New monitoring signals for free

As we deployed our trained model to production, we stumbled upon a second interesting use case for labeling functions. We can use a set of LFs to monitor the model’s performance. This was of particular interest because we were dealing with live text data streams. The dangers of domain shift (in which the distribution of input data changes) and concept drift (in which the relationship between the input data and the labels changes) are very real and detecting these phenomena quickly is challenging. 

Labeling functions have different coverage than the trained model and we can exploit this fact to devise a system sensitive to these phenomena in the live data distribution. On a typical day, we expect a certain number of discrepancies between the model’s prediction and our LF’s prediction. We refer to these as mismatches. By looking at aggregated statistics, such as the daily mismatch count, a powerful time series signal is created wherein a deviation from the norm is indicative of issues with the system. In this setting, we could think of LFs as acting like smoke detectors that sounds an alarm whenever there is a change in the part of the data distribution for which they are designed to capture.  Figure 3 illustrates this idea. 

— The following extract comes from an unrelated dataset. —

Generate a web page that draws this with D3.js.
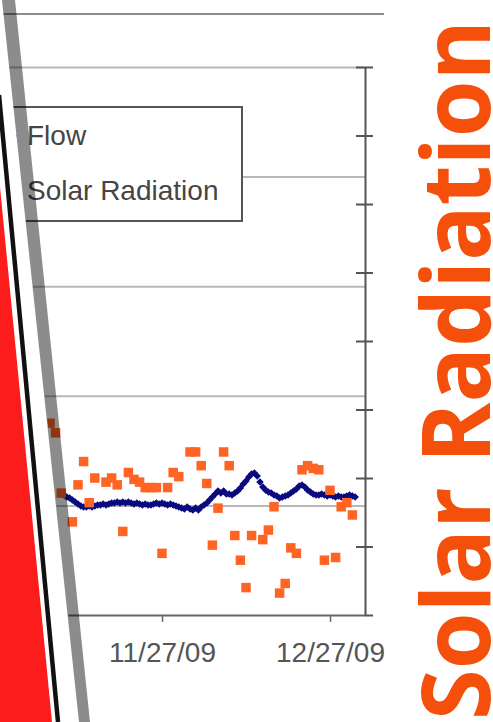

Generating Labels for Model Training Using Weak Supervision

Figure 3: a) A time series of mismatch count between the outputs of a labeling function and the model. b) A shift in the input data distribution may cause additional mismatches which translates to a change in the expected count. When such anomalies in the time series are seen, alerts can be raised to the relevant stakeholders.

An added benefit of this system is that the LFs typically capture some domain knowledge about the data. Creating a time series signal per LF allows us to tie their anomalies to the aspect of the data for which they were designed. In one use case, we were monitoring noise filters used to clean a data stream that consisted of news about a biotech organization, and after a few months we saw a large spike in daily mismatch counts. Upon close examination we found that one of the LFs was tagging the related text snippets as noise due to a confounding acronym that appeared in the company’s recent trial results. Many more such examples were seen after the deployment of this system. Generally, we found that having this level of interpretability worked best when the LFs had high precision, and so not all the LFs were directly converted into monitoring signals; many were reworked to have less coverage (recall) but higher precision. 

This monitoring system gave us the ability to insert automated checks that the deployed model was performing adequately. As such it played a big role in our confidence of the system performance and transformed alarms into actionable tasks in which the team would often uncover regions of the data distributions that our deployed model was not well trained to handle. The uncovered issues would be fixed by (re)writing new LFs and doing a full retraining.

Concluding with caution: challenges of labeling functions and the need for creativity

Writing good labeling functions is an art, not a science. Every task comes with its own quirks and challenges that can greatly impact the ease of LF creation. We found that NLP tasks are particularly well suited to the Snorkel framework due to how text data is analyzed via code (e.g., keyword-based LFs are very easily coded), and this may be large reason for the success of this application to our use cases.

Nevertheless, tackling labeling challenges is a core part of data management and the development of ML solutions. At RBC Borealis, we’ve experienced the value-add that programmatic labeling can bring, motivating us to seek out clever ways to write LFs for different types of unlabeled data. Unsurprisingly, our story is not uncommon. It will be interesting to see if these tools can eventually be exposed to business users, facilitating the adoption of machine learning into new domains and applications.